Investigations following the collapse of the bridge in Minneapolis will tell us how it occurred and whether anyone bears responsibility for the failure.
In Tennessee, it would be very difficult for a case to be brought the most obvious potential defendants. Our state and local governments have a damage cap that make it impossible to economically pursue claims after such a disaster. Our "architects, engineers and contractors immunity act" make it impossible for them to be held responsible more than four years (ok, four plus one years) after construction (absent a showing of fraud). Our products liability act gives manufacturers of any component parts a get-out-of-jail-free after ten years.
Of course, perhaps contractor(s) working on the bridge at the time may be found to have some fault and perhaps a private firm did an inspection and did not perform it carefully – the facts will trickle out over the next few days. But in Tennessee the ability of these potential defendants to assert fault against the potential defendants mentioned above and have that fault reduce the recovery of the plaintiff (the magic of several liability and allowing fault to be placed on immune non-parties) make these cases a challenge, too.

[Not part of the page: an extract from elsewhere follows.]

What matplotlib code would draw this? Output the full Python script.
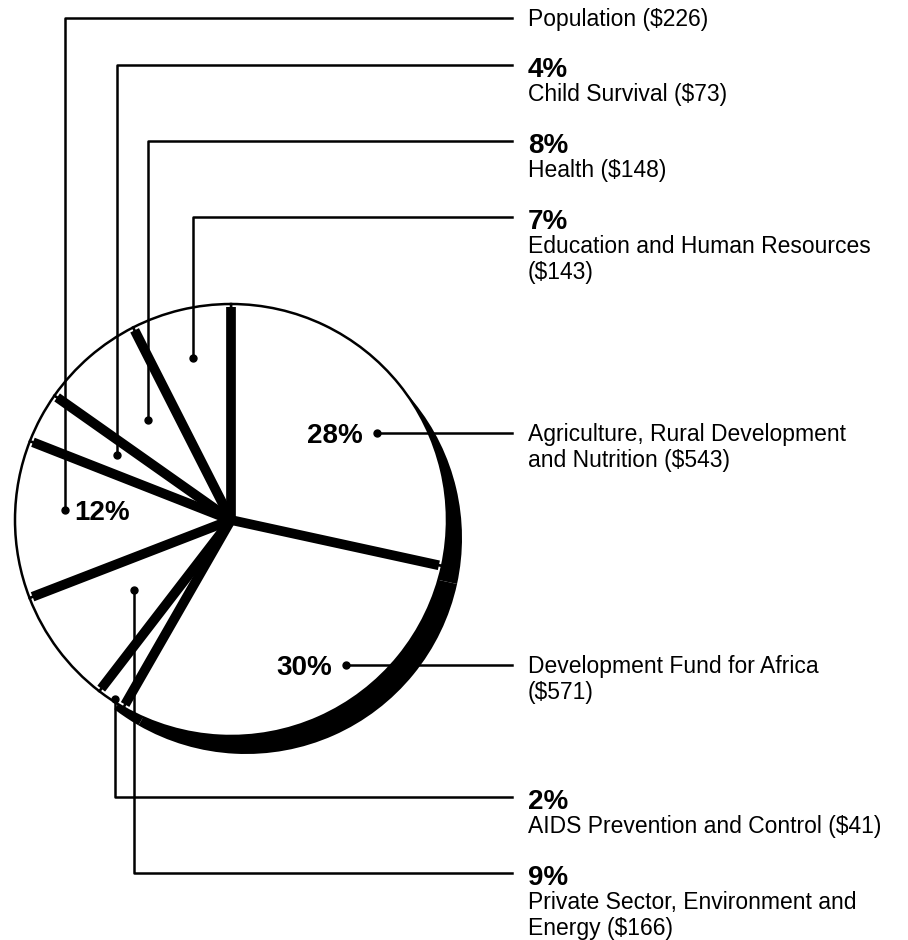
import textwrap
import matplotlib.pyplot as plt
import numpy as np

plt.rcParams['font.family'] = ['Liberation Sans', 'DejaVu Sans']

# program areas, clockwise from 12 o'clock (millions of dollars)
categories = ["Agriculture, Rural Development and Nutrition",
              "Development Fund for Africa",
              "AIDS Prevention and Control",
              "Private Sector, Environment and Energy",
              "Population",
              "Child Survival",
              "Health",
              "Education and Human Resources"]
amounts = [543, 571, 41, 166, 226, 73, 148, 143]
pct_in_pie = [True, True, False, False, True, False, False, False]

# leader layout, pixels from the top-left corner
dots = [(377, 433), (346, 665), (115, 699), (134, 590),
        (65, 510), (117, 455), (148, 420), (193, 358)]
rows = [433, 665, 797, 873, 18, 65, 141, 217]

W, H = 908, 940
fig = plt.figure(figsize=(W / 100, H / 100), dpi=100)
ax = fig.add_axes([0, 0, 1, 1])

cx, cy, r = 231, H - 520, 216
total = sum(amounts)
pct = [round(100 * a / total) for a in amounts]

# black "thickness" under the front slices
ax.pie(amounts, radius=r, center=(cx + 15, cy - 18), startangle=90, counterclock=False,
       colors=['black'] * 3 + ['none'] * 5, wedgeprops=dict(linewidth=0, zorder=1))
ax.pie(amounts, radius=r, center=(cx, cy), startangle=90, counterclock=False,
       colors=['white'] * len(amounts), wedgeprops=dict(edgecolor='black', linewidth=1.8, zorder=2))

# heavy slice separators
ang = np.radians(90 - 360 * np.cumsum([0] + amounts[:-1]) / total)
for a in ang:
    ax.plot([cx, cx + 0.985 * r * np.cos(a)], [cy, cy + 0.985 * r * np.sin(a)],
            color='black', lw=7, solid_capstyle='butt', zorder=3)

xe, xt = 512, 528
for i, name in enumerate(categories):
    dx, dy = dots[i]
    y = rows[i]
    ax.plot([dx, dx, xe], [H - dy, H - y, H - y], color='black', lw=1.8, zorder=4)
    ax.plot(dx, H - dy, 'o', color='black', ms=5, zorder=5)
    lines = textwrap.wrap(f"{name} (${amounts[i]})", 33)
    if pct_in_pie[i]:
        if dx > cx:
            ax.text(dx - 14, H - dy - 10, f"{pct[i]}%", ha='right', va='baseline',
                    fontsize=20, fontweight='bold', zorder=6)
        else:
            ax.text(dx + 9, H - dy - 10, f"{pct[i]}%", ha='left', va='baseline',
                    fontsize=20, fontweight='bold', zorder=6)
        ty = y
    else:
        ax.text(xt, H - y - 12, f"{pct[i]}%", ha='left', va='baseline',
                fontsize=20, fontweight='bold')
        ty = y + 28
    for k, ln in enumerate(lines):
        ax.text(xt, H - (ty + 26 * k) - 8, ln, ha='left', va='baseline', fontsize=16.5)

ax.set_xlim(0, W)
ax.set_ylim(0, H)
ax.set_aspect('equal')
ax.axis('off')

fig.savefig('out.png', dpi=100, facecolor='white')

Could this happen in Tennessee? Check out this information from today’s Tennessean: "Of the 19,519 public bridges in Tennessee, 1,202 are considered "structurally deficient" and 2,938 are considered "functionally obsolete," by the Tennessee Department of Transportation. That’s about 22 percent of all the bridges in the state."
In my county, Williamson, one of structurally deficient bridges has a traffic county of over 62,000 vehicles a day. I drive over that bridge a couple times a month. Tell me: how do I protect myself against this risk?
UPDATE: I just heard a report that the cost of repairing all of the structurally deficient bridges in the USA would be $65B. That is equivalent to six – nine months of the cost of the war in Iraq.